La strada è fatta, come ogni cosa, di momenti belli e momenti brutti, di sofferenze e giorni di scoraggiamento che vanno a braccetto con gradite e inaspettate novità. Avendo fatto ricorso al selfpublishing, devo dire che non è indifferente la quantità di lavoro necessaria per rendere accettabile il testo. Non esiste solo ciò che è scritto, esiste anche il come è scritto. Presumo di essere lontano dalle irraggiungibili vette dei giganti, ma penso di aver fatto un lavoro quantomeno…passabile.

-   Credi di essere migliorato – nella scrittura -  rispetto al precedente libro?
Devo dire che sono due stili molto distanti. Nel primo libro utilizzavo frasi ricche, talvolta finanche a stufare me stesso. Questo libro è una cosa tutta sua, particolare: il linguaggio è quasi  scenografico, parola dei lettori. E sono felice, perché è questo che mi ero proposto per La Bestia dagli Occhi di Ghiaccio. Volevo creare un romanzo dove fossero i personaggi e la trama a risaltare, piuttosto che le lunghe frasi, talora responsabili degli smarrimenti di ignari lettori nella storia di qualcun altro. Ho deciso in base a un gusto personale: tendo a dimenticarmi della trama, quando le parole sono troppo affascinanti per essere ignorate.
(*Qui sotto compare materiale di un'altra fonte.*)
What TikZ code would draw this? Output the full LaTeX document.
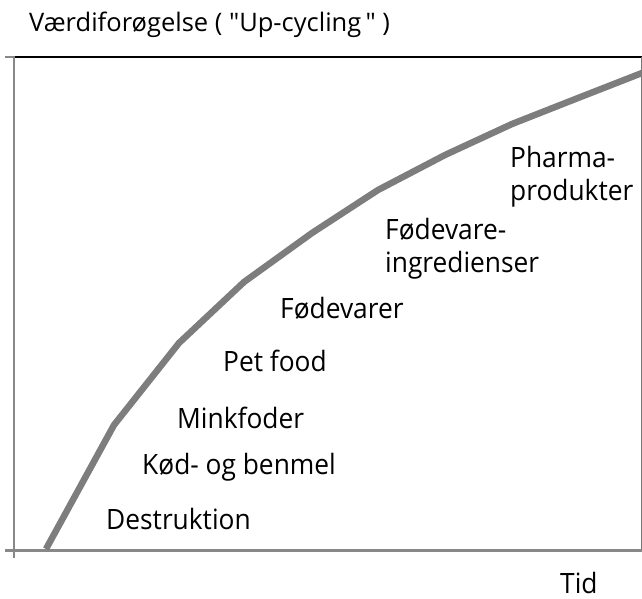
\documentclass[tikz,border=0pt]{standalone}
\usepackage{fontspec}
\setmainfont{Open Sans}
\newfontfamily\lblfont[FakeStretch=0.94]{Open Sans}
\newfontfamily\ttlfont{Open Sans}
\definecolor{axisgray}{RGB}{136,136,136}
\definecolor{curvegray}{RGB}{125,125,125}
\definecolor{framegray}{RGB}{120,120,120}
\begin{document}
\begin{tikzpicture}[x=1pt,y=-1pt,
  lbl/.style={anchor=base west,inner sep=0pt,font=\lblfont\fontsize{28}{33}\selectfont,align=left},
  ttl/.style={anchor=base west,inner sep=0pt,font=\ttlfont\fontsize{25.5}{30}\selectfont},
  axisline/.style={draw=axisgray,line width=2.2pt},
  curveline/.style={draw=curvegray,line width=6.5pt}]
\useasboundingbox (0,0) rectangle (642,599);
% frame
\draw[black,line width=2pt] (14,57) -- (642,57);
\draw[framegray,line width=1pt] (641,57) -- (641,552);
% axes
\draw[axisline] (14,56) -- (14,558);
\draw[axisline] (5,57) -- (14,57);
\draw[axisline,line width=3pt] (5,550) -- (642,550);
% curve
\draw[curveline,line join=round] (46,549) -- (114,425) -- (179,343) -- (244,282) -- (312,233) -- (378,190) -- (445,155) -- (512,124) -- (578,98) -- (642,73);
% labels
\node[ttl] (title) at (29,32) {Værdiforøgelse ( "Up-cycling\," )};
\node[lbl] (pharma) at (510,200) {Pharma-\\produkter};
\node[lbl] (ingr) at (385,272) {Fødevare-\\ingredienser};
\node[lbl] (foed) at (280,318) {Fødevarer};
\node[lbl] (pet) at (223,371) {Pet food};
\node[lbl] (mink) at (177,428) {Minkfoder};
\node[lbl] (kod) at (142,474) {Kød- og benmel};
\node[lbl] (destr) at (106,529) {Destruktion};
\node[lbl] (tid) at (560,593) {Tid};
\end{tikzpicture}
\end{document}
Sarebbe come soffermare lo sguardo a cento metri di distanza quando il vero spettacolo ce lo abbiamo dinanzi agli occhi.
Per tornare al punto clou della questione: sono sicuro di essere migliorato molto, ma sono ancor più certo di avere diverse decine di pagnotte da ingurgitare, prima di potermi confessare soddisfatto. Alla fin fine, è proprio questo a fornirci la spinta giusta per iniziare una nuova storia: non accontentarci mai, vivendo vite che non ci appartengono a dispetto di quella che potremmo vivere davvero.

Questa era la mia ultima domanda. Grazie per aver partecipato alla nostra intervista, ci risentiamo per la recensione e ti auguriamo il successo che ti meriti! A presto.